Pada mulanya pemerintahan kolonial ini tidak diterima oleh masyarakat, hal ini ditunjukkan dengan sikap mereka yang pindah dari Pamekasan (1858) ke Jawa. Jumlah mereka ini ribuan, mereka baru kembali setelah menyadari bahwa keadaan tidak seburuk yang mereka duga.
Masuknya pemerintahan langsung ini mengakibatkan terbukanya pulau Madura. Pemerintah memperbaiki infra struktur seperti perluasan dan perkembangan jalan. Pertanian dirangsang untuk semakin berkembang dengan dibangunnya dam, waduk dan saluran-saluran irigasi.
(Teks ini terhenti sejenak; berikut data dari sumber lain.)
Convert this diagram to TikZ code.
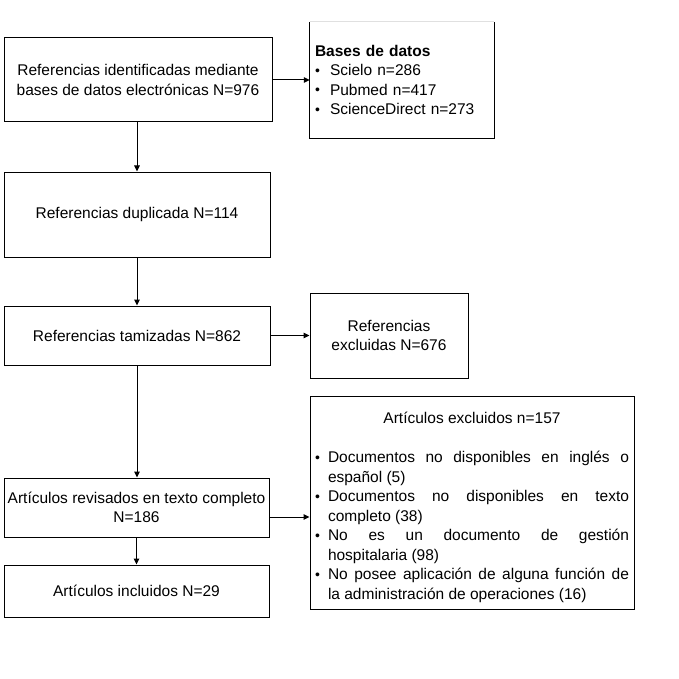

Pemerintah kolonial juga membentuk dinas pertanian dan dinas peternakan.
Pada tahun 1806 beberapa tuan tanah Eropa datang mengadu untung ke Madura. Mereka menyewa tanah untuk membuka perkebunan tebu akan tetapi usaha mereka ini gagal, karena penduduk lokal tidak siap.
Pemerintah kolonial memodernisasi produksi garam dan pada tahun 1989 membangun pabrik garam briket di Kalianget. Kemudian perusahaan swasta Belanda Madura Stoostra Matschapij membuka jaringan kereta api antara Kamal dengan Kalianget.
Petani pada saat itu juga mulai menanam tanaman lain selain untuk kepentingan sendiri. Pada saat itu mulailah proses komersialisasi, walaupun masih dalam skala kecil. Komoditas yang paling penting pada saat itu adalah tembakau.
Mulai saat itu kita bisa menandai adanya perkembangan dalam produksi, selain adanya produksi subsisten juga berkembang ekonomi marginal. Pada saat itu petani mempunyai tanah luas memberikan kesempatan kepada petani kecil untuk bekerja sama. Mereka tidak lagi bekerja dalam keluarga akan tetapi sudah meluas. Sistem ini bukan saja terjadi, di sektor pertanian akan tetapi juga di bidang perikanan yang menggunakan teknik penangkapan ikan yang baru dengan perahu yang lebih besar.